Updated July 9, 2026 5 min read

Employee stock purchase plans run on their own internal calendar, and the offering period is the piece of that calendar that quietly shapes how good — or how ordinary — the eventual purchase price turns out to be.

The short answer

An offering period in an employee stock purchase plan is the span of time, commonly somewhere between six months and two years depending on the plan, during which payroll deductions accumulate before being used to buy company stock, usually at a discount to market price. Many offering periods are divided into shorter purchase periods within them. The length and structure of the offering period matter because plans frequently use a lookback feature comparing the stock’s price at the start and end of the period, and the specific terms always depend on the individual plan document.

How the accumulation actually works

Once someone elects to participate, a chosen percentage of each paycheck is set aside in a holding account rather than invested right away. That money simply accumulates, unspent and not yet converted into shares, until the purchase date arrives at the end of the offering period, or at the end of each shorter purchase period within it, for plans structured that way. No stock actually changes hands during the accumulation itself — it’s a savings phase that precedes a single purchase transaction.

Why the lookback provision makes timing so important

A meaningful share of ESPPs include a lookback feature, which sets the purchase price using whichever is lower: the stock’s price at the beginning of the offering period or its price at the end, then applies a discount on top of that lower figure. A longer offering period gives this feature more room to matter, since it widens the window over which the starting price is locked in. Not every plan includes a lookback, though, so this depends entirely on the specific plan’s design.

Whether contributions can be adjusted along the way

Most plans allow participants to change or fully withdraw their contribution election at some point during the offering period, though usually only up to a cutoff date before the purchase actually occurs, and the specific windows and limits vary by employer.
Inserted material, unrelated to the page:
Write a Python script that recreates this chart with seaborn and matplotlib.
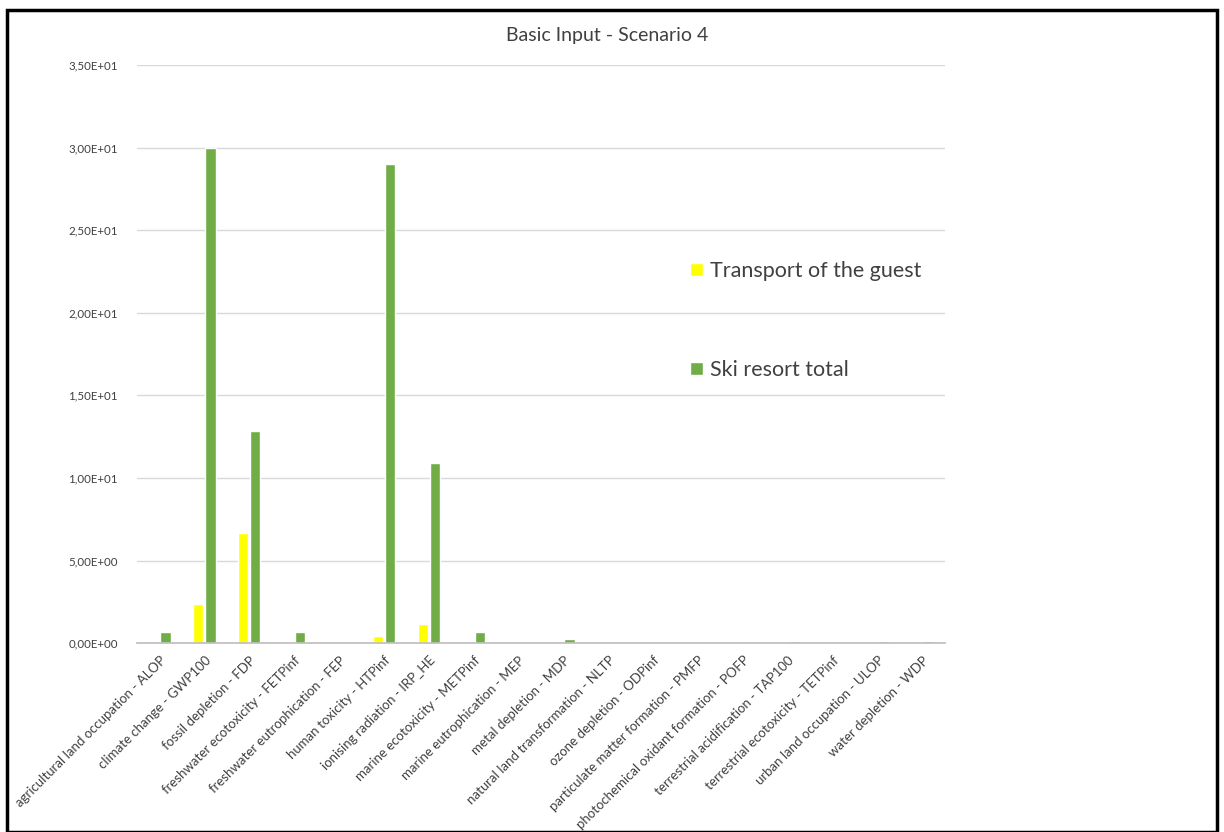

Someone who needs the cash for another purpose generally isn’t locked in for the entire length of the offering period, but the exact flexibility depends on plan rules that are worth reading directly rather than assuming.

What happens after the purchase

The offering period only determines how shares get bought — what happens afterward is a separate question involving how long the shares are held before being sold, which determines whether a sale qualifies for more favorable tax treatment or gets treated as a disqualifying disposition instead. And because contributions sit in an account rather than becoming shares immediately, leaving a job partway through an offering period raises its own separate set of questions about what happens to money that hasn’t yet been used to buy stock.

What to weigh

The offering period is easy to overlook because it’s the quiet, administrative part of an ESPP — no purchase has happened yet, nothing feels like a decision point. But its length, whether it includes a lookback, and how flexible the contribution rules are during it all shape the eventual purchase price, making it worth reading closely in any plan summary rather than skipping straight to the discount percentage.